The NFPA reports that unattended cooking is a factor in one-third of home cooking fires and half of the associated deaths. 

Oklahoma City, OK – Fire sprinkler activation keeps apartment fire under control

Oklahoma City firefighters are crediting a sprinkler system for helping keep an apartment fire under control.

Just after 12 p.m. on Monday, firefighters were called to the Lake Hefner Townhomes, near Rockwell and Britton.

Firefighters say the flames triggered the sprinkler system, which knocked down most of the fire. Officials say four units were damaged during the fire, but those units were having electrical work done when the fire started.

Officials say one person was being treated for breathing issues.

Birmingham, AL – Sprinkler system extinguishes fire in hallway of apartment community; No injuries reported

A call came out at 2:30 a.m. of a fire on the 2300 block of 5th Avenue North. According to Birmingham Fire and Rescue, there was a small fire in the hallway on the 15th floor of Bankhead Towers. The sprinkler system was able to put out the fire.

The hallway sustained minor fire and water damage. Firefighters are cleaning up water. No residents were displaced and no one was injured.

The fire is under investigation.

Raleigh, NC – Fire on 22nd floor of high-rise apartment extinguished by fire sprinklers, contained to single unit

A fire at a downtown Raleigh high-rise Wednesday morning evacuated a number of people and resulted in damage to one unit, officials said.

A call regarding a fire on the 22nd floor of the SkyHouse Raleigh apartment building located at 308 S. Blount St. came in at 12:37 a.m.

According to authorities, a fire broke out on the balcony of a 22nd-floor unit and the fire was hot enough to activate the sprinklers in that unit.
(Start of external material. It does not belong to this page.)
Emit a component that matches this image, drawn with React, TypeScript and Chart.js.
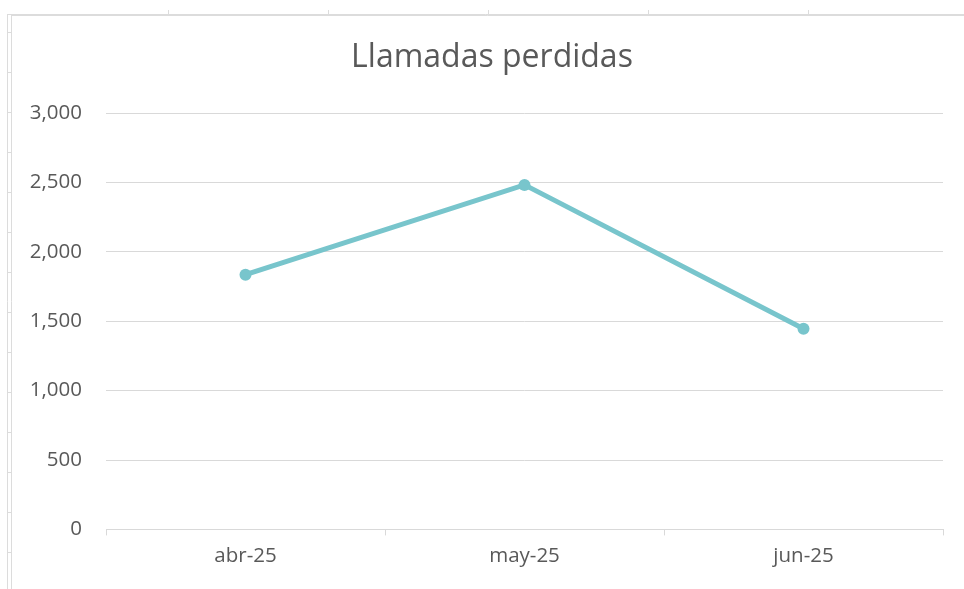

The fire was extinguished by the sprinkler system.

There was minimal fire damage to the unit, but it did sustain water damage.

Apartments built after 2002 are required to have sprinkler systems.

Multiple people were evacuated while crews were handling the fire. Everyone was allowed back to their units except for the peron whose apartment was damaged.

Officials said they’re not sure what started the fire, but a Raleigh Fire Department incident report lists the fire’s cause as “accidental.”

The person who lived in the apartment refused treatment for injuries, according to the report.

Palatine, IL – Apartment kitchen fire extinguished by single fire sprinkler; No injuries reported

An apartment’s kitchen caught fire in Palatine Monday, officials said.

Fire crews responded at approximately 12:07 p.m. to an activated fire alarm in an apartment building at 759 E. Pennsylavania Drive, according to a news release from the Palatine Fire Department.

After firefighters arrived on the scene, the resident said there was a kitchen fire in the unit that had been extinguished by the building’s sprinkler system, the release said. Crews went up to the third-floor apartment and confirmed that the sprinkler system had extinguished the fire and limited damage to the kitchen.

The fire department declared the fire under control at 12:16 p.m. and continued to salvage, overhaul and investigate afterward, according to the release.

Nobody was injured in the fire and its cause was ruled accidental in nature. Damage estimates weren’t available at the time of the release.

Brockton, MA – Single sprinkler extinguishes fire at high rise building

A sprinkler system helped avert potential widespread damage Friday night by quickly extinguishing a fire.

Engine 2, Engine 4 and Ladder 2 of the Brockton Fire Department, along with a deputy chief, responded to the Campello High Rise, a Brockton Housing Authority property at 1380 Main St., about 8:57 p.m. The department had received a box alarm for the building.

There was no smoke coming from the building when firefighters arrived, but they quickly learned sprinklers had activated on the second floor. They determined there was a fire in the trash chute.

“Last evening, a fire in a trash chute was extinguished by a sprinkler at a 10-story high rise building,” the Brockton Fire Department wrote in a tweet on Saturday morning.